GTA home sales were up 6.6% year-over-year in July, with the sales-to-new-listings ratio rising to 50%, up from a trough of 44 per cent in March. Prices are also up 3.1% from June.
“All told, there are still some soft spots on the landscape, and temporary factors appear likely to return in the third quarter (shutdowns in the Alberta oil patch),” he added. “Still, for the year as a whole, the Canadian economy looks to maintain above-trend growth.”
Last month TD economist Ksenia Bushmeneva also predicted a turnaround for the second half of 2018. “Historically, the impact of policy changes is swift but short-lived, and it seems that the housing market is once again finding its footing. We expect that resale activity hit its trough in Q2 and will begin to gradually recover thereafter,” Bushmeneva wrote.
Marple added that with inflation above 2% and unemployment “close to a historical nadir, the case for continued increases in interest rates remains solid.” OIS markets are currently 32% priced in for a rate hike at the BoC’s next meeting on September 5.
GVA, GTA HOUSING SLOWDOWNS AFFECTING NATIONAL GROWTH
Lower home sales in Canada’s two largest housing markets this year are causing a ripple effect throughout the Canadian economy, the Globe and Mail reported.
Residential real estate activity accounts for roughly 7% of this country’s GDP, the article noted, and quoted economists who say a drop in resale activity is causing many to revise down growth forecasts.
National resale activity in the first half of 2018 fell 14% from 2017, while Greater Vancouver and the Greater Toronto Area saw drops of 25.5% and 27%, respectively. While activity in the GTA picked up in June and July, Vancouver activity is still down 30% from last year.
Although resale activity has less of an impact on GDP compared to new home construction, RBC senior economist Robert Hogue said it’s still enough to reduce the rate of GDP growth.
“That slowdown is having an effect,” Hogue noted in a research note. “It may not have the effect we might think intuitively, like it is going to take GDP [growth] down to negative. But not contributing to growth, I would say, is a pretty significant development.”
Hogue forecasts national GDP growth will slow to 1.9% in 2018 from 3% last year, and growth in Ontario to fall to 2% from 2.7% last year.
VANCOUVER RESIDENTS CONTINUE TO BLAME FOREIGN BUYERS FOR HOUSING CRISIS
An overwhelming majority of Vancouver residents believe foreign buyers are responsible for the city’s housing crisis, despite studies showing that they play a relatively small role in house price appreciation.
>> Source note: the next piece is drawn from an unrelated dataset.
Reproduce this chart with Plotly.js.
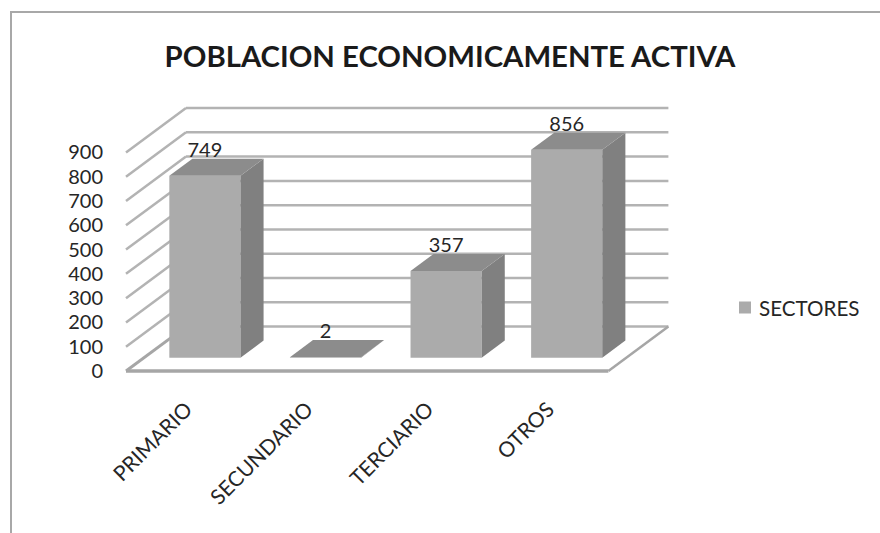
<!DOCTYPE html>
<html>
<head>
<meta charset="utf-8">
<script src="https://cdn.plot.ly/plotly-3.0.1.min.js"></script>
<style>
html,body{margin:0;padding:0;background:#fff;width:880px;height:533px;overflow:hidden}
#frame{position:absolute;left:10px;top:11px;width:870px;height:522px;border-left:2px solid #a8a8a8;border-top:2px solid #a8a8a8;box-sizing:border-box}
#chart{position:absolute;left:0;top:0;width:880px;height:533px}
</style>
</head>
<body>
<div id="frame"></div>
<div id="chart"></div>
<script>
const categories = ["PRIMARIO", "SECUNDARIO", "TERCIARIO", "OTROS"];
const values = [749, 2, 357, 856];
const seriesName = "SECTORES";
const yTicks = [0, 100, 200, 300, 400, 500, 600, 700, 800, 900];
const titleText = "POBLACION ECONOMICAMENTE ACTIVA";

// Oblique projection: depth d (0 front .. 1 back) shifts a point right and up, in axis units.
const PX_PER_CAT = 120.6, PX_PER_VAL = 0.2433;
const DEPTH_X = 60 / PX_PER_CAT, DEPTH_Y = 44.5 / PX_PER_VAL;
const BAR_W = 0.59, D_FRONT = 0.3, D_BACK = 0.685, CENTER = 0.505, LABEL_UP = 98;
const L = 126, B = 161.5, PAD = 8, PLOT_W = 554, PLOT_H = 271.5;
const px = (c, d) => c + d * DEPTH_X, py = (v, d) => v + d * DEPTH_Y;

const GRID = "#b3b3b3", FLOOR = "#a6a6a6";
const line = (c0, v0, d0, c1, v1, d1, color, width) => ({
  type: "line", layer: "below", xref: "x", yref: "y",
  x0: px(c0, d0), y0: py(v0, d0), x1: px(c1, d1), y1: py(v1, d1),
  line: {color, width}
});
const nCat = categories.length;
const shapes = [];
yTicks.forEach(t => {
  shapes.push(line(0, t, 0, 0, t, 1, t === 0 ? FLOOR : GRID, t === 0 ? 3 : 2.5));
  shapes.push(line(0, t, 1, nCat, t, 1, GRID, 2.5));
});
shapes.push(line(0, 0, 0, nCat, 0, 0, FLOOR, 3.5));
shapes.push(line(nCat, 0, 0, nCat, 0, 1, FLOOR, 2.5));

const face = (xs, ys, color) => ({
  type: "scatter", mode: "lines", x: xs, y: ys, fill: "toself", fillcolor: color,
  line: {width: 0, color}, hoverinfo: "skip", showlegend: false
});
const traces = [{
  type: "bar", name: seriesName,
  x: values.map((_, i) => px(i + CENTER, D_FRONT)),
  y: values, base: values.map(() => py(0, D_FRONT)), width: BAR_W,
  marker: {color: "#ababab", line: {width: 0}}, showlegend: true
}];
values.forEach((v, i) => {
  const l = i + CENTER - BAR_W / 2, r = i + CENTER + BAR_W / 2;
  traces.push(face(
    [px(r, D_FRONT), px(r, D_BACK), px(r, D_BACK), px(r, D_FRONT)],
    [py(0, D_FRONT), py(0, D_BACK), py(v, D_BACK), py(v, D_FRONT)], "#808080"));
  traces.push(face(
    [px(l, D_FRONT), px(r, D_FRONT), px(r, D_BACK), px(l, D_BACK)],
    [py(v, D_FRONT), py(v, D_FRONT), py(v, D_BACK), py(v, D_BACK)], "#8c8c8c"));
});
traces.push({
  type: "scatter", mode: "text", showlegend: false, hoverinfo: "skip",
  x: values.map((_, i) => px(i + CENTER, D_FRONT)),
  y: values.map(v => py(v, D_FRONT) + LABEL_UP),
  text: values.map(String), textposition: "middle center", cliponaxis: false,
  textfont: {family: "Lato, Carlito, sans-serif", size: 20, color: "#262626"}
});

const layout = {
  width: 880, height: 533, autosize: false,
  margin: {l: L - PAD, r: 880 - L - PLOT_W, t: 533 - B - PLOT_H, b: B - PAD, pad: 0},
  paper_bgcolor: "rgba(0,0,0,0)", plot_bgcolor: "rgba(0,0,0,0)",
  font: {family: "Lato, Carlito, sans-serif", color: "#262626", size: 20},
  title: {text: "<b>" + titleText + "</b>", x: 450 / 880, xanchor: "center", y: 1 - 57 / 533, yanchor: "middle",
          font: {family: "Lato, Carlito, sans-serif", size: 29.3, color: "#1a1a1a"}},
  xaxis: {range: [-PAD / PX_PER_CAT, PLOT_W / PX_PER_CAT], tickmode: "array",
          tickvals: categories.map((_, i) => i + 0.5), ticktext: categories,
          tickangle: -45, ticklabelstandoff: 13, ticks: "", showgrid: false, zeroline: false, showline: false,
          tickfont: {size: 21, color: "#262626"}},
  yaxis: {range: [-PAD / PX_PER_VAL, PLOT_H / PX_PER_VAL], tickmode: "array", tickvals: yTicks, ticktext: yTicks.map(String),
          ticklabelstandoff: 14, ticks: "", showgrid: false, zeroline: false, showline: false,
          tickfont: {size: 20, color: "#262626"}},
  shapes,
  showlegend: true,
  legend: {x: (719 - (L - PAD)) / (PLOT_W + PAD), y: 1 - (308 - (533 - B - PLOT_H)) / (PLOT_H + PAD), xanchor: "left", yanchor: "middle",
           bgcolor: "rgba(0,0,0,0)", font: {size: 20.6, color: "#262626"}, itemwidth: 30}
};
Plotly.newPlot("chart", traces, layout, {displayModeBar: false, staticPlot: true}).then(() => {
  const g = document.querySelector(".legend .legendpoints");
  if (g) g.setAttribute("transform", "translate(6,0)");
});
</script>
</body>
</html>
A new poll from Insights West found that 90% of Metro Vancouverites believe the city is in the midst of a housing crisis, with 84% believing foreign homebuyers are responsible for the current situation.
Other factors residents cite include:
- Population growth (80%)
- Shadow flipping (76%)
- Money laundering (73%)
- City and municipal zoning bylaw (63%)
- Immigration (58%)
- Lack of available land due to geography (53%)
- Interprovincial migration (46%)
“There is no doubt that Metro Vancouver residents believe that we are in a major crisis when it comes to housing, and the issue is dominating public opinion and the public agenda,” Insights West President Steve Mossop said in a release. “What is surprising though are the misconceptions that exist with respect to the culprits and causes of this crisis.”